Montée des eaux

Oignon, ail, sauce tomate-basilic industrielle. La liste des produits qui figurent sur un ticket de caisse de supermarché suffit-elle pour entrer dans la vie de la personne qui les a achetés? 

Échoué dans une ville italienne trop connue pour être nommée, le narrateur est chargé d’établir l’inventaire de l’œuvre d’une traductrice dont il ne sait presque rien. Le jeune homme passe beaucoup de temps dans son appartement, visite ses placards, sa salle de bains et sa garde-robe, déchiffre ses notes, ses brouillons et ses carnets. Petit à petit, il se glisse dans la peau de l’absente, allant jusqu’à tester son vernis à ongles. Autour de lui, la ville mène une lutte perdue d’avance contre l’eau salée, qui, avec une infinie patience, s’infiltre partout et ronge les bâtiments. 

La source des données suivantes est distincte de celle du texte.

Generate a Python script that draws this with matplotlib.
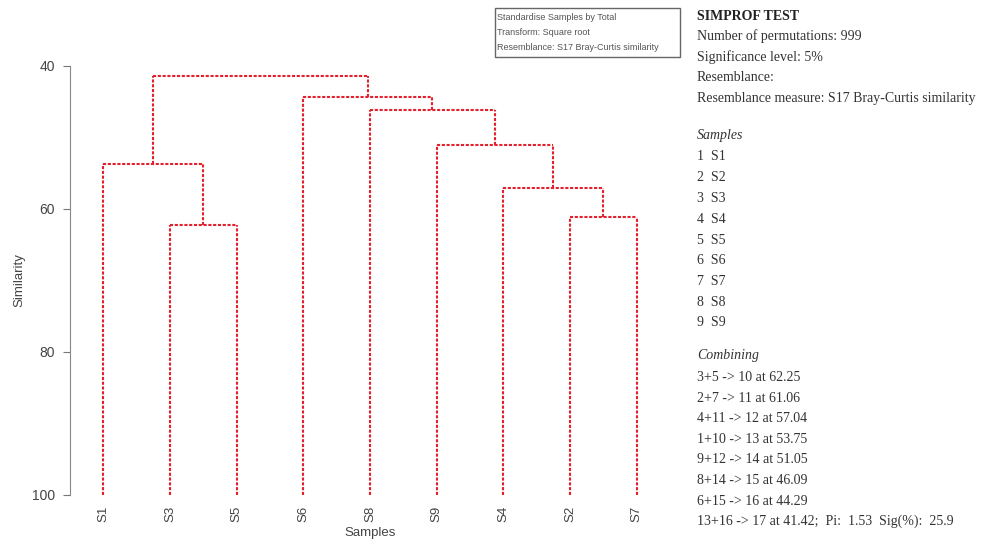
import matplotlib.pyplot as plt
import matplotlib.patches as patches

# leaf order along the x axis (sample numbers)
leaf_order = [1, 3, 5, 6, 8, 9, 4, 2, 7]
leaf_names = ["S1", "S3", "S5", "S6", "S8", "S9", "S4", "S2", "S7"]

# merges: child a, child b, new node, similarity
merge_a = [3, 2, 4, 1, 9, 8, 6, 13]
merge_b = [5, 7, 11, 10, 12, 14, 15, 16]
merge_node = [10, 11, 12, 13, 14, 15, 16, 17]
merge_sim = [62.25, 61.06, 57.04, 53.75, 51.05, 46.09, 44.29, 41.42]

sample_list = ["S1", "S2", "S3", "S4", "S5", "S6", "S7", "S8", "S9"]

fig = plt.figure(figsize=(9.84, 5.43), dpi=100)
ax = fig.add_axes([0.0711, 0.0884, 0.6098, 0.7901])

line_col = "#e3202c"
xpos = {}
ypos = {}
for i, s in enumerate(leaf_order):
    xpos[s] = i + 1
    ypos[s] = 100

for a, b, n, sim in zip(merge_a, merge_b, merge_node, merge_sim):
    for c in (a, b):
        ax.plot([xpos[c], xpos[c]], [ypos[c], sim], color=line_col,
                linestyle=(0, (1.5, 0.8)), linewidth=1.5)
    ax.plot([xpos[a], xpos[b]], [sim, sim], color=line_col,
            linestyle=(0, (1.5, 0.8)), linewidth=1.5)
    xpos[n] = (xpos[a] + xpos[b]) / 2
    ypos[n] = sim

ax.set_xlim(0.5, 9.5)
ax.set_ylim(100, 40)
ax.set_yticks([40, 60, 80, 100])
ax.set_xticks(range(1, 10))
ax.set_xticklabels(leaf_names, rotation=90, fontsize=9.5, color="#444444",
                   family="Liberation Sans")
ax.tick_params(axis="x", length=0, pad=8)
ax.tick_params(axis="y", length=5, color="#777777", labelsize=10,
               labelcolor="#444444", pad=6)
for lab in ax.get_yticklabels():
    lab.set_family("Liberation Sans")
for side in ["top", "right", "bottom"]:
    ax.spines[side].set_visible(False)
ax.spines["left"].set_color("#888888")
ax.set_ylabel("Similarity", fontsize=9.5, color="#444444", family="Liberation Sans")
ax.yaxis.set_label_coords(-0.075, 0.5)
ax.set_xlabel("Samples", fontsize=9.5, color="#444444", family="Liberation Sans",
              labelpad=3)

# settings box
box = patches.Rectangle((495 / 984, 1 - 57 / 543), 185 / 984, 49 / 543,
                        transform=fig.transFigure, fill=False,
                        edgecolor="#666666", linewidth=1.0)
fig.patches.append(box)
box_lines = ["Standardise Samples by Total", "Transform: Square root",
             "Resemblance: S17 Bray-Curtis similarity"]
for i, t in enumerate(box_lines):
    fig.text(497 / 984, 1 - (17 + i * 15.5) / 543, t, fontsize=6.5,
             color="#555555", family="Liberation Sans", va="center")

# SIMPROF text on the right
tx = 697 / 984
serif = "Liberation Serif"
tcol = "#333333"
fig.text(tx, 1 - 16 / 543, "SIMPROF TEST", fontsize=10, fontweight="bold",
         family=serif, color="#222222", va="center")
header = ["Number of permutations: 999", "Significance level: 5%",
          "Resemblance:", "Resemblance measure: S17 Bray-Curtis similarity"]
for i, t in enumerate(header):
    fig.text(tx, 1 - (36.5 + i * 20.6) / 543, t, fontsize=10, family=serif,
             color=tcol, va="center")

fig.text(tx, 1 - 135 / 543, "Samples", fontsize=10, family=serif,
         style="italic", color=tcol, va="center")
for i, s in enumerate(sample_list):
    fig.text(tx, 1 - (157 + i * 20.75) / 543, f"{i + 1}  {s}", fontsize=10,
             family=serif, color=tcol, va="center")

fig.text(tx, 1 - 356 / 543, "Combining", fontsize=10, family=serif,
         style="italic", color=tcol, va="center")
for i, (a, b, n, sim) in enumerate(zip(merge_a, merge_b, merge_node, merge_sim)):
    t = f"{a}+{b} -> {n} at {sim:.2f}"
    if i == len(merge_a) - 1:
        t += ";  Pi:  1.53  Sig(%):  25.9"
    fig.text(tx, 1 - (377.5 + i * 20.6) / 543, t, fontsize=10, family=serif,
             color=tcol, va="center")

fig.savefig("out.png", dpi=100)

Auteur du très beau Là-bas, août est un mois d’automne (chroniqué dans Allez savoir! 69, mai 2018), l’écrivain Bruno Pellegrino est chercheur au Centre des littératures en Suisse romande. Avec son roman le plus récent, Dans la ville provisoire, il observe à nouveau la manière dont le temps efface les choses, mais avec douceur, et sans tristesse. Toutefois, l’approche d’un désastre inévitable apparaît par touches, avec la mention d’un article sur la disparition des glaciers, ou cette phrase: «Était-ce la ligne argentée d’une vague immense qu’elle croyait voir se dessiner au large?».

Lire ce bref roman deux fois de suite permet d’apprécier la finesse de l’écriture de Bruno Pellegrino et de découvrir les petites surprises nichées dans les paragraphes. / DS

Dans la ville provisoire. Par Bruno Pellegrino. Zoé (2021), 125 p.

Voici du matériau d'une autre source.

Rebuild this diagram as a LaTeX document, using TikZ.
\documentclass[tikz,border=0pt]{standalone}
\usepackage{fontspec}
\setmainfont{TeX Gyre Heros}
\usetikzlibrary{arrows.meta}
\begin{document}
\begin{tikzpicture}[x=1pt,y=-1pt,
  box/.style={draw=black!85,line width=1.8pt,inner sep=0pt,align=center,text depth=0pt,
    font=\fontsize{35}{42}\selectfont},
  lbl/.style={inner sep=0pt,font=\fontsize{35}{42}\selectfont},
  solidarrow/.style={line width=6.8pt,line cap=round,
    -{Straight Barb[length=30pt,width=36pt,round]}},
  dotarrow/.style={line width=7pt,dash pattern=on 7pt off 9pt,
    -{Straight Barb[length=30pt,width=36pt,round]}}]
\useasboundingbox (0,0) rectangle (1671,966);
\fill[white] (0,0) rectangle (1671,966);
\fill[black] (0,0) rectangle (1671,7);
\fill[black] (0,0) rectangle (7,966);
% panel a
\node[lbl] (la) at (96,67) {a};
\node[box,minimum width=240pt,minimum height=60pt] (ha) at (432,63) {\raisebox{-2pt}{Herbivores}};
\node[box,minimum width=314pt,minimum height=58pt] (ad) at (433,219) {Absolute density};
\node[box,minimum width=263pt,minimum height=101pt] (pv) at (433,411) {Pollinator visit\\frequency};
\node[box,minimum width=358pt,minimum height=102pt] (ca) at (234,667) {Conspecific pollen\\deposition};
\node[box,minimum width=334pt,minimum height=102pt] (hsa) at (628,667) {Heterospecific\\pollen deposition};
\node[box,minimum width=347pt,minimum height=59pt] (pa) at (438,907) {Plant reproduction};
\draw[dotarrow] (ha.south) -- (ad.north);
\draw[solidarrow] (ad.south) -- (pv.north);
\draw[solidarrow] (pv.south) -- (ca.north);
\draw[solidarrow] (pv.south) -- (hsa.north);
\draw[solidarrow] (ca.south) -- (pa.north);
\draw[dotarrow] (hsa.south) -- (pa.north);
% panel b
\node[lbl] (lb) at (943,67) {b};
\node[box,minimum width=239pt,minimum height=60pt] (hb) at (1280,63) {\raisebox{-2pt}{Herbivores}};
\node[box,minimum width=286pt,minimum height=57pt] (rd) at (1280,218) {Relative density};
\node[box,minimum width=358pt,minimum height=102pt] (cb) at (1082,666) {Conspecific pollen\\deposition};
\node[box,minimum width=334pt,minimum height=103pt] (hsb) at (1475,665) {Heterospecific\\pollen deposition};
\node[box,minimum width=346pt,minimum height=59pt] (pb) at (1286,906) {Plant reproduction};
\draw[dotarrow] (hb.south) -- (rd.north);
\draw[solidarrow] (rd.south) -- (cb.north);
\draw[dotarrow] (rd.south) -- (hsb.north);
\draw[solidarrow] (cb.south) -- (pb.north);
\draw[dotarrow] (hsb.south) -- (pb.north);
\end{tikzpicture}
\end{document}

Des exilés , déshumanisés 

En 2019, 1283 personnes ont péri en Méditerranée alors qu’elles cherchaient à rejoindre l’Europe. Cette mer, lien historique entre les peuples, s’est transformée en un véritable cimetière, commente Roger Martelli, auteur de l’un des 12 textes qui constituent cet ouvrage sur les migrations forcées, coordonné par Claude Calame, helléniste, anthropologue et professeur honoraire à l’Université de Lausanne, et par Alain Fabart. 

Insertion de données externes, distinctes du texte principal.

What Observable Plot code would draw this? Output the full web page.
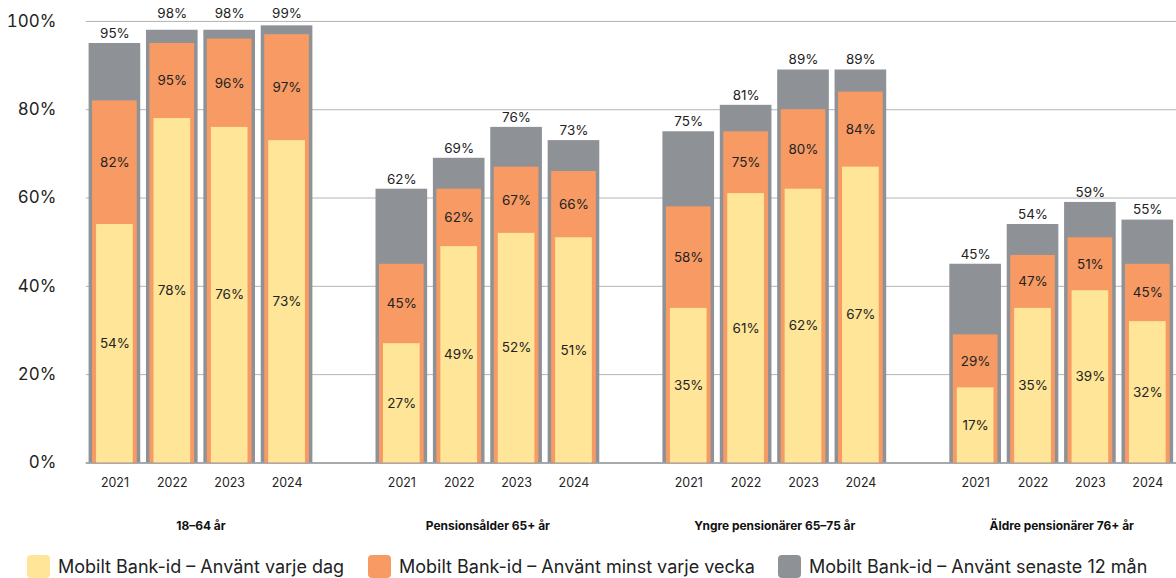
<!DOCTYPE html>
<html>
<head>
<meta charset="utf-8">
<script src="https://cdn.jsdelivr.net/npm/d3@7"></script>
<script src="https://cdn.jsdelivr.net/npm/@observablehq/plot@0.6"></script>
<style>
  html, body { margin: 0; padding: 0; background: #fff; overflow: hidden; width: 1176px; height: 578px; }
  #chart { position: absolute; left: 0; top: 0; }
  .legend-item { position: absolute; top: 555px; display: flex; align-items: center; font-family: Inter, Lato, sans-serif; font-size: 18px; color: #222; white-space: nowrap; }
  .legend-item .sw { width: 23px; height: 23px; border-radius: 4px; margin-right: 8px; }
</style>
</head>
<body>
<div id="chart"></div>
<div id="legend"></div>
<script>
const groups = ["18–64 år", "Pensionsålder 65+ år", "Yngre pensionärer 65–75 år", "Äldre pensionärer 76+ år"];
const years = ["2021", "2022", "2023", "2024"];
// Mobilt Bank-id – Använt senaste 12 mån
const senaste12 = [[95, 98, 98, 99], [62, 69, 76, 73], [75, 81, 89, 89], [45, 54, 59, 55]];
// Mobilt Bank-id – Använt minst varje vecka
const minstVecka = [[82, 95, 96, 97], [45, 62, 67, 66], [58, 75, 80, 84], [29, 47, 51, 45]];
// Mobilt Bank-id – Använt varje dag
const varjeDag = [[54, 78, 76, 73], [27, 49, 52, 51], [35, 61, 62, 67], [17, 35, 39, 32]];
const seriesNames = ["Mobilt Bank-id – Använt varje dag", "Mobilt Bank-id – Använt minst varje vecka", "Mobilt Bank-id – Använt senaste 12 mån"];
const seriesColors = ["#FEE597", "#F79A63", "#8E9196"];
const yTicks = [0, 20, 40, 60, 80, 100];

const rows = [];
const domain = [];
groups.forEach((g, gi) => {
  years.forEach((y, yi) => {
    const key = g + "|" + y;
    domain.push(key);
    rows.push({key, group: g, year: y, dag: varjeDag[gi][yi], vecka: minstVecka[gi][yi], m12: senaste12[gi][yi]});
  });
  if (gi < groups.length - 1) domain.push("spacer" + gi);
});
// labels of bars that reach the top gridline are lifted above it
const nearTop = rows.filter(d => d.m12 >= 97);
const belowTop = rows.filter(d => d.m12 < 97);

const W = 1180, H = 545, ML = 86, MR = 0, MT = 21, MB = 81;
const halfStep = (W - ML - MR) / domain.length / 2;
const font = "Inter, Lato, sans-serif";

const chart = Plot.plot({
  width: W,
  height: H,
  marginLeft: ML,
  marginRight: MR,
  marginTop: MT,
  marginBottom: MB,
  style: {fontFamily: font, color: "#222", background: "#fff", overflow: "visible"},
  x: {domain, paddingInner: 0.1, paddingOuter: 0.05, round: false, axis: null},
  y: {domain: [0, 100], axis: null},
  marks: [
    Plot.gridY(yTicks.filter(d => d > 0), {stroke: "#b3b3b3", strokeOpacity: 1, strokeWidth: 1}),
    Plot.ruleY([0], {stroke: "#8a8d92", strokeWidth: 1.5}),
    Plot.axisY(yTicks, {tickSize: 0, tickPadding: 30, tickFormat: d => d + "%", fontSize: 17, fill: "#222", label: null}),
    Plot.axisX({tickSize: 0, tickPadding: 15, tickFormat: k => k.startsWith("spacer") ? "" : k.split("|")[1], fontSize: 12.5, fill: "#222", label: null}),
    Plot.barY(rows, {x: "key", y: "m12", fill: seriesColors[2]}),
    Plot.barY(rows, {x: "key", y: "vecka", fill: seriesColors[1], insetLeft: 3.5, insetRight: 3.5}),
    Plot.barY(rows, {x: "key", y: "dag", fill: seriesColors[0], insetLeft: 7.5, insetRight: 7.5}),
    Plot.text(belowTop, {x: "key", y: "m12", text: d => d.m12 + "%", dy: -10, fontSize: 13.5, fill: "#222"}),
    Plot.text(nearTop, {x: "key", y: 100, text: d => d.m12 + "%", dy: -8, fontSize: 13.5, fill: "#222"}),
    Plot.text(rows, {x: "key", y: d => (d.vecka + d.dag) / 2, text: d => d.vecka + "%", fontSize: 13.5, fill: "#222"}),
    Plot.text(rows, {x: "key", y: d => d.dag / 2, text: d => d.dag + "%", fontSize: 13.5, fill: "#222"}),
    Plot.text(groups, {x: g => g + "|2022", y: 0, dx: halfStep, dy: 63, text: d => d, fontSize: 12, fontWeight: "bold", fill: "#111"})
  ]
});
document.getElementById("chart").appendChild(chart);

const legend = document.getElementById("legend");
const legendLeft = [27, 368, 778];
seriesNames.forEach((name, i) => {
  const item = document.createElement("div");
  item.className = "legend-item";
  item.style.left = legendLeft[i] + "px";
  const sw = document.createElement("div");
  sw.className = "sw";
  sw.style.background = seriesColors[i];
  const label = document.createElement("span");
  label.textContent = name;
  item.appendChild(sw);
  item.appendChild(label);
  legend.appendChild(item);
});
</script>
</body>
</html>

Le livre retrace les causes et enjeux des exils forcés et s’attache à déconstruire certains fantasmes, tels que la supposée menace d’ « invasion » des pays riches alors que la plupart des migrants se rendent dans les pays voisins ou dans des pays plus au sud. Le lecteur se plonge dans les mécanismes qui déshumanisent et excluent ces déracinés tout au long de leur parcours migratoire. L’ouvrage n’oublie pas le sujet des réfugiés climatiques, rappelant que justice environnementale doit rimer avec justice sociale. / NM

Migrations forcées, discriminations et exclusions. Coordonné par Claude Calame et Alain Fabart. Éditions du Croquant (2020), 229 p.

La République helvétique sort de l’ombre

Fin 1797, des notables suisses acquis aux idées révolutionnaires, menés notamment par Frédéric-César de La Harpe, appellent le Directoire à l’aide afin de chasser les Bernois du territoire vaudois. À la suite de l’intervention militaire française, début 1798, une République helvétique voit le jour. Sa Constitution «proclame la liberté et l’égalité de tous les citoyens et l’abolition des privilèges aristocratiques».

Ce régime a duré presque cinq ans, une période instable jalonnée de quatre coups d’État, ternie par les exactions et pillages commis par les troupes d’occupation. Pour parfaire le tableau, il faut encore mentionner l’envahissement d’une partie du territoire par l’Autriche, et une menace de sécession alémanique.

Un peu oubliée car peut-être vaguement honteuse, cette période est détaillée ici par la professeure honoraire Biancamaria Fontana, sous la forme d’un ouvrage très accessible. Cette lecture s’avère utile pour mieux comprendre le chemin parcouru vers la Suisse de 1848, et au-delà, celle d’aujourd’hui. / DS

La République helvétique. Laboratoire de la Suisse moderne. Par Biancamaria Fontana. PPUR. Savoir suisse (2020), 155 p.